The quality of these speakers is above question and a testament to the kind of programming the Vail Symposium regularly brings to our community.
Regrettably, both Weingarten and Skandera canceled. While the great folks at the Symposium were kind enough to let me pinch hit for the evening to talk about education policy, the subject of unions and education is an important one to consider.
War on unions
Importantly, the national discussion points on unions are vastly different than our local reality. Los Angeles, New York City, Detroit and other large city realities end up driving, and skewing, the discourse on the topic. It is a fallacy to conclude that what happens on a national stage also happens here. We are fortunate to live in a unique valley. Still, the national debate does shape how everyone perceives unions and the quality of American public education.
Unions have become a common target of those claiming that the American public education system is an abject failure. According to this narrative, unions are defenders of mediocrity, put self-interest above students and are obstacles to meaningful reform. As a result, we’ve seen focused efforts to demonize, disenfranchise or outright decertify unions across the country, including right here in Colorado.
In Eagle County, we use a strategy called “international benchmarking” to chart our course for success. In this practice borrowed from the business world, we are carefully observing the strategies used in the best-performing educational organizations or systems in the world, and then adapting those strategies to our local context.

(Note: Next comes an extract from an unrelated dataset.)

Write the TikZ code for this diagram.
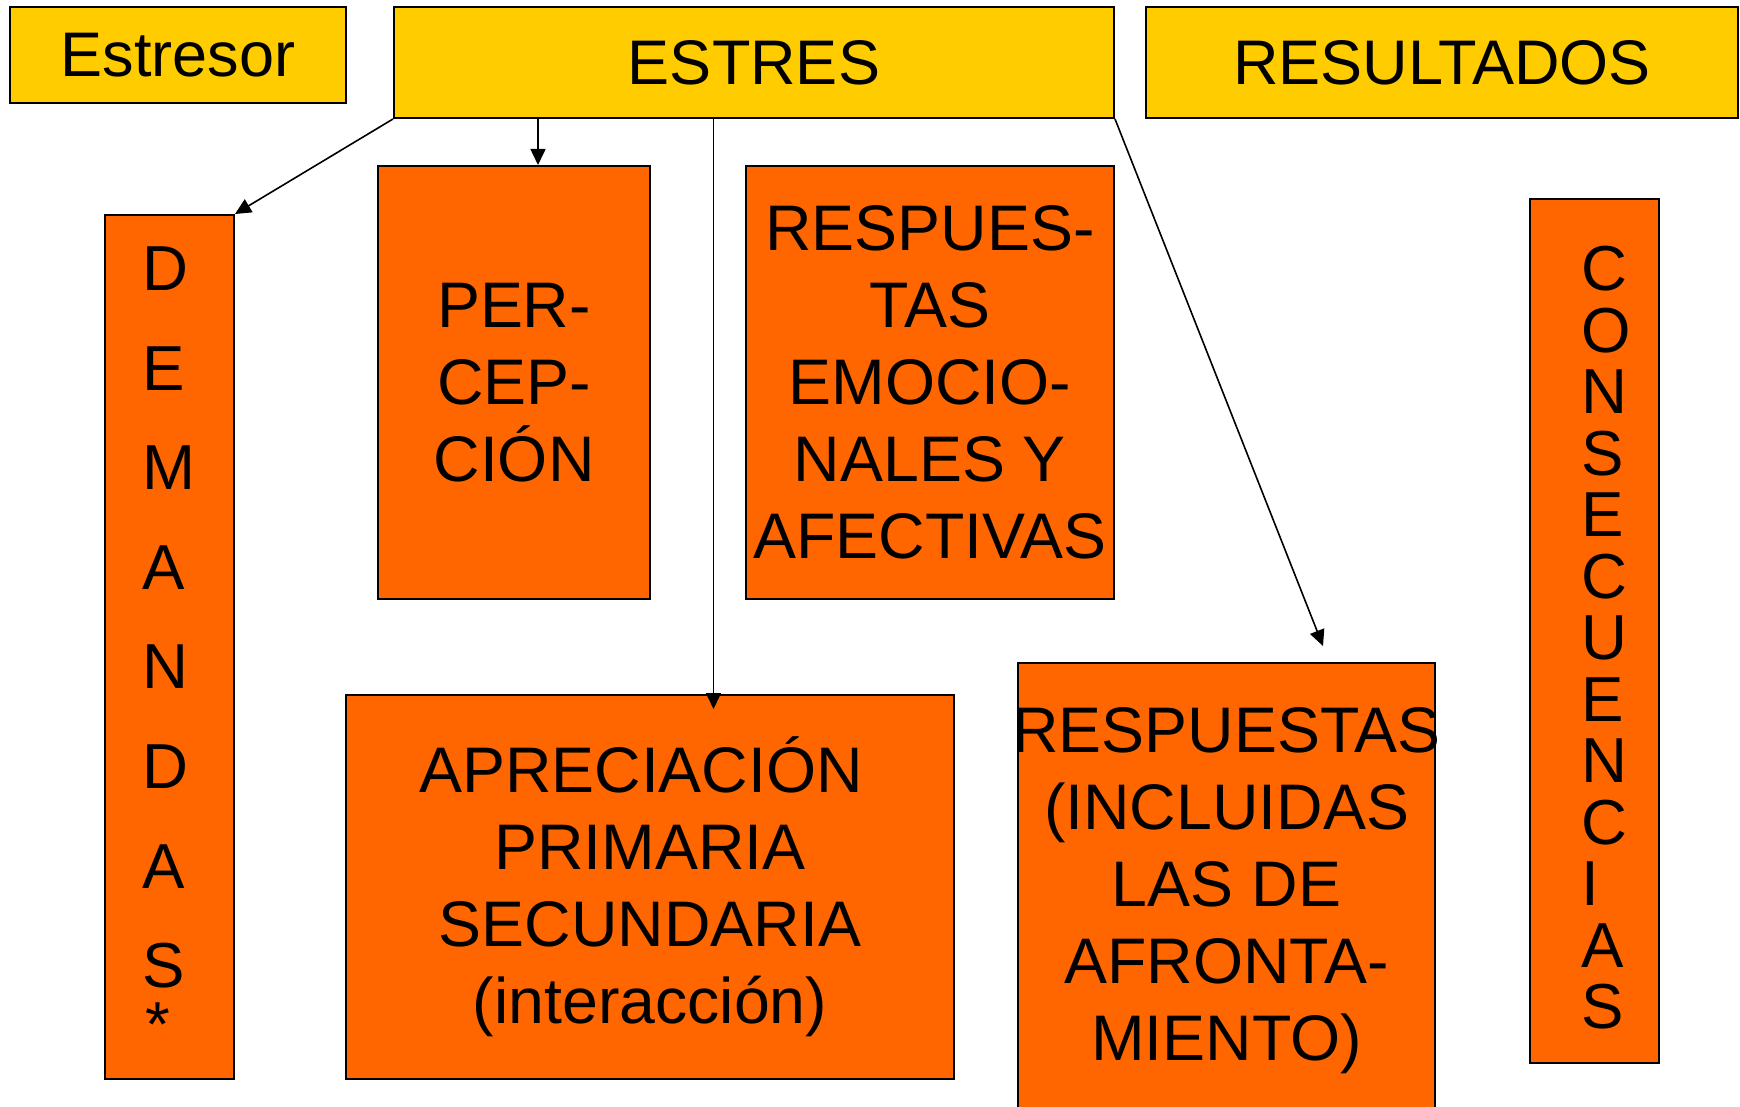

The benchmarking approach allows us to evaluate how top-performing systems relate with teacher unions. Notably, nearly all of the highest-performing education systems in the world, including those in the United States, are highly unionized. The only real exceptions are places with more command economies, such as Shanghai.
However, we should not to infer that unionization has a causal relationship with quality. There are certainly several heavily unionized education systems that are not high performing. Yet when we look to systems that regularly top international and interstate performance league tables, nearly all of them have strong unions.
This calls into serious question the wisdom of a war on unions as a reform strategy if our goal is to be a top-performing system. As we review the outcomes and approaches used in the best-performing education systems in the world, union busting just isn’t in the playbook.
The best-performing education systems relentlessly focus on improving the quality of instruction and mitigating the effects of poverty on learning. As such, open warfare with the union becomes an unnecessary, politically costly and ultimately unproductive distraction.
On the other hand, we do see a transformation in unions of high-performing education systems.
Unions move away from an industrial model focused squarely on compensation, working conditions and job protections. Instead, they adopt a professional model in which the union becomes a guardian of the quality in the teaching profession, asserts a strong role in career development and becomes an important partner organization in meaningful education reform.
This aligns unions with the goals of educational outcomes: The best way to improve outcomes for students is by having the best possible teacher leading them.
School district administration, the traditional foe of unions, also undergoes a transformation in high-performing systems. Rather than seeing the union as an impediment and opponent, administrations see the union as an important partner and a group to implement educational improvements “with” instead of “to.”
The relationship with unions in high-performing education systems is collaborative, open and respectful. This is in stark contrast with the politically motivated and adversarial relationship of the American political landscape today. They don’t blame all of education’s woes on unions, nor do they call for the criminalization of union activity.
Locally, our administration and union work toward that vision of a collaborative, open and respectful relationship. We use an interest-based bargaining approach that focuses on common goals and shared responsibility instead of the traditional adversarial approach to bargaining.
The president of the Eagle County Education Association, Todd Huck, and I have a positive and respectful relationship in which we purposefully work to keep lines of communication open and help each other in our shared work of building great schools for Eagle County.
The tenets and tenor of the national political debate on unions simply don’t exist here.
The vilification of unions is yet another politically motivated silver-bullet reform that is disconnected from the real work of improving instruction and ensuring equity. In our work of becoming a high-performing education system, we are far better served to work toward collaboration and respect with a focus on those things that are proven to make a meaningful difference to teaching and learning.